April 15, 2015 New York Times by Paul Krugman — There’s been another blogospheric debate on methodology, this time involving a currently fashionable critique of mainstream macroeconomics — namely, that it’s too reliant on linear models and fails to make allowance for multiple equilibria. Frances Coppola and Wolfgang Munchau are leading the charge, with Roger Farmer (I think) in support; Brad DeLong and Tony Yates beg to differ. So do I.
There’s plenty wrong with macroeconomics as practiced, and plenty more wrong with macroeconomists as practitioners — and I haven’t been shy about pointing these failings out. But this is the wrong line of attack, for two reasons.
First, claims that mainstream economists never think about, and/or lack the tools to consider, nonlinear stuff and multiple equilibria and all that are just wrong. Tony Yates notes Munchau declaring that the zero lower bound is a minefield that economists have avoided; what? As Yates says,
The implication is ‘ooh, look at this really obvious real world thingy that economists just can’t deal with’. But actually, they can and do, and it’s embraced by 100s of papers now, since Krugman wrote the first modern one in 1998.
What about multiple equilibria? Well, most of my academic macroeconomic work is in international macro, especially on currency crises, and in that sub-field multiple equilibria — oh, and the effects of leverage and balance sheet effects — is a long-standing part of the approach. Here’s my 1999 paper on a multiple-equilibrium approach to the Asian financial crisis. For that matter, Diamond-Dybvig — the standard model for thinking about bank runs — is all about multiple equilibria and self-fulfilling prophecies.
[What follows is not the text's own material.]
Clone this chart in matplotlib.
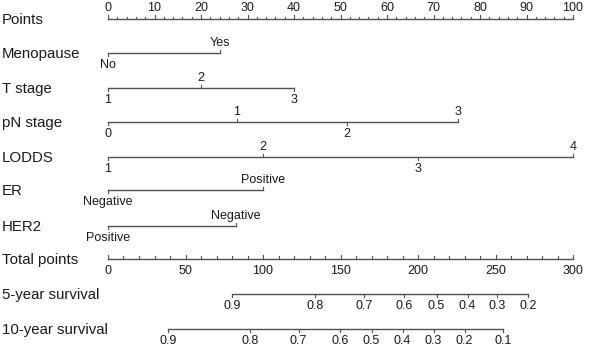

So if your assertion is that economists don’t have the tools to think about such things, and/or are too boring and conventional to go there, well, that’s just uninformed. Been there, done that.
But maybe the complaint is simply that economists don’t do enough nonlinear analysis. And I can say personally that while I am, I think, pretty well aware of the possibilities of multiple equilibria and all that, they aren’t the staple of my analysis. There is, however, a reason for that: that kind of stuff is too easy and too much fun.
When you first start playing around with multiple-equilibrium models — in my generation that generally happened in grad school — there’s a period of enthusiasm. Crazy things can happen! Anything can happen! I can write down a model in which X leads to Z instead of Y!
Also, you can call spirits from the vasty deep. But will they come when you do call?
The point is that it’s quite easy, if you’re moderately good at pushing symbols around, to write down models where nonlinearity leads to funny stuff. But showing that this bears any relationship to things that happen in the real world is a lot harder, so nonlinear modeling all too easily turns into a game with no rules — tennis without a net. And in my case, at least, I ended up with the guiding principle that models with funny stuff should be invoked only when clearly necessary; you should always try for a more humdrum explanation.
So, was the crisis something that requires novel multiple-equilibrium models to understand? That’s far from obvious. The run-up to crisis looks to me more like Shiller-type irrational exuberance. The events of 2008 do have a multiple-equilibrium feel to them, but not in a novel way: once you realized that shadow banking had recreated the hazards of unregulated traditional banking, all you had to do was pull Diamond-Dybvig off the shelf.
And since the crisis struck, as I’ve argued many times, simple Hicksian macro — little equilibrium models with some real-world adjustments — has been stunningly successful. Notice, by the way, that in the linked post I do include the zero lower bound — no minefield here — which in turn makes the model nonlinear, with a qualitative change in behavior when the economy is sufficiently depressed that the zero bound is binding. But all that comes straight out of a quite simple framework, with no huffing and puffing and diatribes against conventional economics.
As I said, there are plenty of problems with economics. But I’d argue that ranting about the need for new models is not helpful; in policy terms, our problem has been refusal to use the pretty successful models we already have.